Les principaux organes de l’appareil locomoteur suivent des schémas temporels similaires : le capital osseux et le capital musculaire évoluent de façon parallèle tout au long de la vie. Ainsi, après 50 ans, la perte de masse osseuse est de 1 à 2 % par an, celle de masse musculaire de 1 à 2 % par an et la perte de force de 1,5 à 3 % par an. La même corrélation existe pendant la croissance : les enfants atteints de dystrophie musculaire de Duchenne ont aussi une masse osseuse basse et un risque accru de fracture. Au cours du vieillissement, les changements de masse maigre ont plus d’effets sur le capital osseux que sur l’évolution de la masse grasse. Il existe une corrélation entre la quantité mais aussi la qualité du muscle et le squelette : la qualité du muscle (de la cuisse) permet de prédire le risque de fracture, indépendamment de la DMO.
Dialogue mécanique et biochimique
La sarcopénie est un facteur de risque d’ostéoporose et de fracture. La fonte musculaire augmente le risque de chute et, par le biais d’une diminution des activités, favorise ladiminution de la masse osseuse : dans l’étude finnoise OSTPR-FPS (1), le risque d’ostéoporose est multiplié par 12,9 chez les sarcopéniques et le risque relatif de fracture est à 2,7, en partie en raison d’un risque accru de chute. A contrario la sarcopénie est plus fréquente chez l’ostéoporotique.

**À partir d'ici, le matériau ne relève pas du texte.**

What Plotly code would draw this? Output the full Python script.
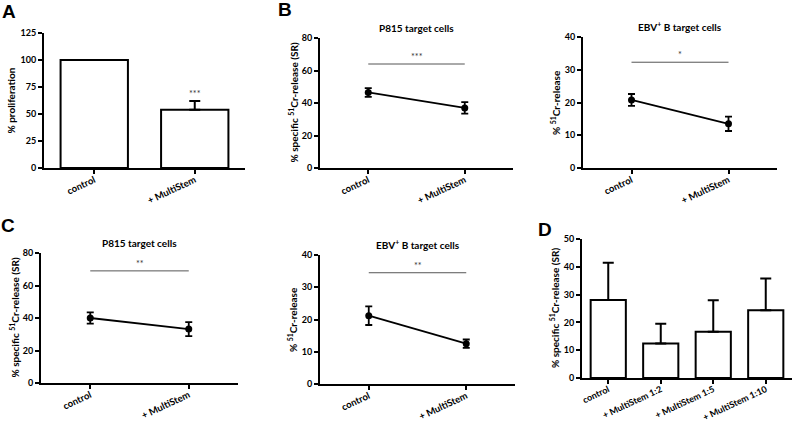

Par le biais d’une diminution de la disponibilité en acides aminés, la sarcopénie favorise un déficit immunitaire et, par le biais d’une diminution des dépenses énergétiques, elle favorise également adiposité centrale, insulino-résistance et maladies cardio-vasculaires : elle fait ainsi entrer dans la spirale de la fragilité.
Il existe un dialogue entre tissu musculaire et tissu osseux, non seulement sur le plan mécanique mais également sur le plan biochimique. La théorie du mécanostat repose sur le principe selon lequel toute augmentation de la force musculaire maximale, en réponse à une mise en charge, influence la masse, les dimensions et la résistance de l’os ; mais cette théorie est insuffisante pour expliquer les relations muscle-os. Le muscle est capable de synthétiser un certain nombre de molécules qui vont moduler la formation et l’activité du tissu osseux, indépendamment des contraintes mécaniques. Le secrétome musculaire contient de nombreux composés (facteurs de croissance, cytokines…). Ainsi une contraction musculaire déclenche la synthèse par l’ostéocyte de facteurs ostéogéniques (ostéocalcine, IGF1, FGF2, IL15…). À l’inverse, une situation de cachexie engendre une atrophie musculaire, responsable de la production de myostatine, inhibiteur de la chondrogenèse, et d’IL6 et IL7, stimulus de la résorption ostéoclastique. En retour, les cellules osseuses, par l’intermédiaire des ostéokines, peuvent exercer un feedback sur les myocytes.
Des perspectives thérapeutiques
Tout ceci ouvre la voie à des pistes de recherche dans la prévention et le traitement de ces affections : les nouvelles thérapies ciblent les voies de signalisations impliquées dans le cross talk entre les cellules. Des inhibiteurs du récepteur II A et II B de l’activine sont à l’étude. L’inhibiteur du récepteur II B diminue l’adiposité et augmente DMO et marqueurs osseux de formation. Il est en cours d’essai clinique mais favoriserait une fatigabilité musculaire. À l’inverse, dans le sens os - muscle, les bisphosphonates atténueraient la perte musculaire chez les enfants brûlés.
En conclusion l’unité muscle - os doit être considérée comme une cible thérapeutique unique avec une prise en charge plus holistique dans l’avenir, recherchant une efficacité sur les deux tissus.